Das Porträt des Octavian aus Alcudia gehörte zu einer Togastatue. Trotz dieses altrömisch anmutenden Gewandes ist der Kopf in der Art hellenistischer Herrscherbildnisse pathetisch zurückgeworfen und gedreht. Dazu passt der aufgeworfene Haarschopf über der Stirn. Der lange Hals erinnert an Caesarporträts. Auch die Hagerkeit der Gesichtszüge mit den beinahe eingefallen wirkenden Wangen könnte mit der Absicht gewählt sein, den jungen Mann in die Nähe der Porträts führender Männer der römischen Republik zu rücken, die in der Regel ältere Männer waren. So kommt es zu dem Paradox, dass gerade die frühesten Bildnisse des Octavian, anders als seine späteren als Augustus, ältlich wirkende Züge tragen. Später konnte oder wollte er von dem einmal etablierten Bild als jugendlicher Held nicht mehr abgehen.

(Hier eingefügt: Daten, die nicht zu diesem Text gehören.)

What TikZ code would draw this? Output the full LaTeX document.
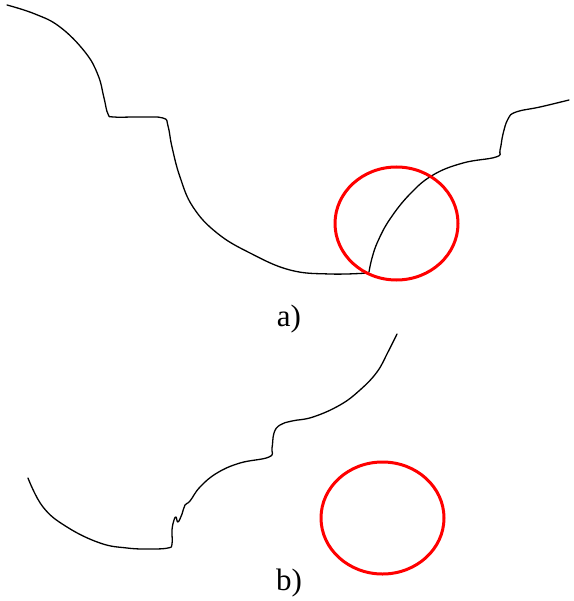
\documentclass[tikz,border=0pt]{standalone}
\usepackage{fontspec}
\setmainfont{Liberation Serif}
\usepackage{tikz}
\tikzset{contour/.style={black, line width=1.3pt, line join=round, line cap=round},
  mark circle/.style={red, line width=3pt},
  part label/.style={font=\fontsize{31}{31}\selectfont, inner sep=0pt}}

\begin{document}
\begin{tikzpicture}[x=1pt, y=-1pt]
\useasboundingbox (0,0) rectangle (573,601);
% a) two pieces meeting at the break
\draw[contour] plot[smooth, tension=0.7] coordinates {(7,5) (35,14) (60,27) (85,52) (98,75) (104,98) (108,114) (114,117) (140,117) (163,118) (168,126) (172,147) (180,177) (193,207) (217,233) (250,253) (290,270) (330,274) (368,273)};
\draw[contour] plot[smooth, tension=0.7] coordinates {(369,272) (372,258) (378,241) (390,219) (410,194) (433,175) (463,163) (496,157) (500,150) (503,134) (508,119) (516,112) (540,107) (569,100)};
\draw[mark circle] (396.5,223.5) ellipse [x radius=61.5, y radius=56.5];
\node[part label] (lblA) at (289,319) {a)};
% b) piece after removal
\draw[contour] plot[smooth, tension=0.7] coordinates {(28,478) (43,507) (67,527) (100,543) (127,548) (150,549) (168,548) (172,544) (172,530) (174,520) (176,517) (178,522) (182,514) (185,505) (190,501) (200,487) (217,473) (240,463) (269,457) (272,448) (274,433) (280,425) (292,421) (313,417) (340,405) (360,390) (377,372) (388,352) (397,334)};
\draw[mark circle] (382.5,518) ellipse [x radius=61.5, y radius=56];
\node[part label] (lblB) at (289,583) {b)};
\end{tikzpicture}
\end{document}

Im Porträt altert er also nicht, sondern seine Züge werden im Gegenteil in eine zeitlos jugendliche Form überführt.  

Wie außergewöhnlich diese Stilisierung war, zeigt die Gegenüberstellung von Octavians- und Augustusporträts mit den Porträts des Agrippa, der ein Altersgenosse des Augustus war. Sein offizielles Porträt, das durch einen Vergleich mit Münzen identifiziert werden kann, zeigt ihn nicht so knabenhaft schlank wie Octavian, sondern als jungen Mann mit breitem und fleischigem Gesicht. Ungeschönte Gesichtszüge mit ernstem und energisch angespanntem Ausdruck sowie kunstlos kurz geschnittene Haare stellen dieses Porträt in die spätrepublikanische Tradition. Doch auf pathetische Züge hellenistischer Deszendenz, die am Octaviansporträt noch zu beobachten sind, wurde in diesem später entstandenen Porträt verzichtet.  

Am Ende der Republik und zu Beginn der Prinzipatszeit stehen hellenistische und republikanische Traditionen sowie der neue Typus der Bildnisse des Augustus nebeneinander. In verschiedenen Phasen der weiteren Entwicklung sind die Nachwirkungen zu beobachten, die sich aus dieser Ausgangslage ergeben.